Would you like to give a shout out to anyone you wrestled with, against, coached, etc.?

 Shout out to all my wrestlers I’ve coached at City High, past and present. You guys make the gray hairs, late nights, and stress worth it for me. I’d also like to shout out the coaching staff there as well, Cory Connell and Morgan Deprenger especially. You guys brought me in, at a point when my life wasn’t anywhere near where I wanted it to be. I was dealing with my depression, at a job I hated, had been out of wrestling for a couple years at that point, and was just in a bad place. Never would have guessed how much better my life would be getting back into the sport. So thank you to all of you and the wrestling families as well. City has the best families that raise some great kids. Also would like to give a huge shoutout to my parents as well. They have been super supportive throughout my whole career as a competitor and into my career as a coach. Driving me across the country to tournaments growing up really helped me become as good as I could be. Plus I like that I’m in my thirties and my parents still come to my wrestling meets and tournament.


Do you have anything to add? Funny/interesting stories? Trivia? Etc.

 One story that gets told all the time from my high school days is about my buddy Cody. We were up at a dual tournament in New Hampton, and it was just a bad day. We weren’t wrestling well as a team at all. I think we just lost a dual and only won one match during it with a defensive pin. Our coach, Morgan Deprenger, was so mad that I don’t even think he yelled at us. We had a bye that round and we were just sulking in our locker room, feeling sorry for ourselves for the whooping we just took. Well Cody, who was our team goofball, saw a chalkboard and decided to use it to give us pep talk.
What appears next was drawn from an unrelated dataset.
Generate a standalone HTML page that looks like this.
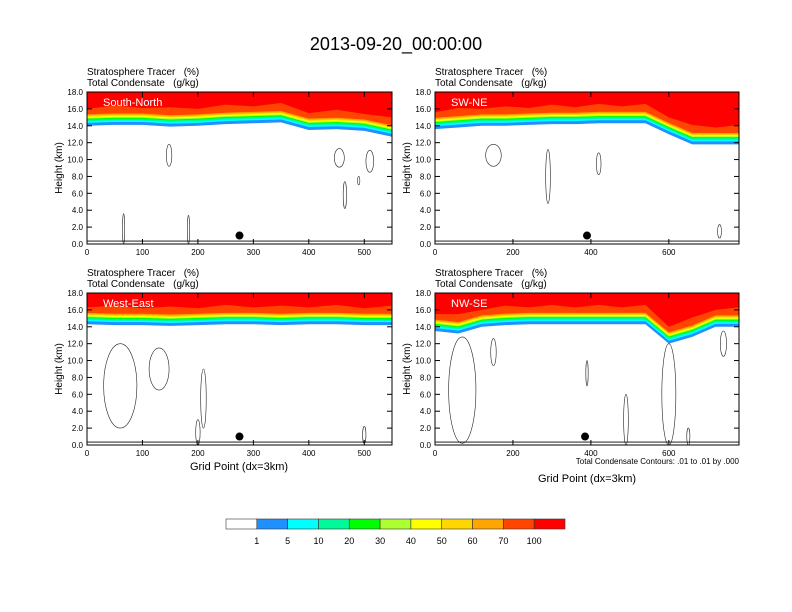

He goes on this huge rant about how we need strength, technique, determination, and skills, and writes this on the board. He then decides to use an abbreviation for it. “We need STDS!” just shouting it over and over again. Our team is just dying laughing at this point, just falling over, until the coaches bust in. They are pissed. They had cooled down, until they came to talk to us and heard the laughter. Deprenger is fuming, starts ripping us a new one, telling us how we need to step up, and how we need to get our minds right. Cody at some point interjects that we again need strength, technique, determination, and skills. Deprenger goes with like that’s the best idea ever starts talking about those and goes on talking about how we need those to succeed and get back into it, and Cody let this go until Deprenger was all about it, and then Cody points to the abbreviation on the board. Deprenger stops mid sentence, turns, and just walks out. We didn’t know if he was pissed or trying not to laugh, but it was probably both. “STDS” still gets brought like once a year, like last week.

{ 1 comment… add one }
  • Carol Clark October 13, 2020, 11:33 am

    I’ve seen Johnny Oostendorf, as a high school student totally embarrassed. I was his HS sophomore English teacher (and distant cousin) he came to class with a stocking hat on which was a no, no. Being the good guy he was he removed it on request. The team had saved their heads! It was a good look on Partida who had a perfectly round tan skull but Johnny looked like a pale lumpy head hospital escapee. We let him put his hat back on. Knowing his mom I am sure he paid for that stunt until his blond locks returned.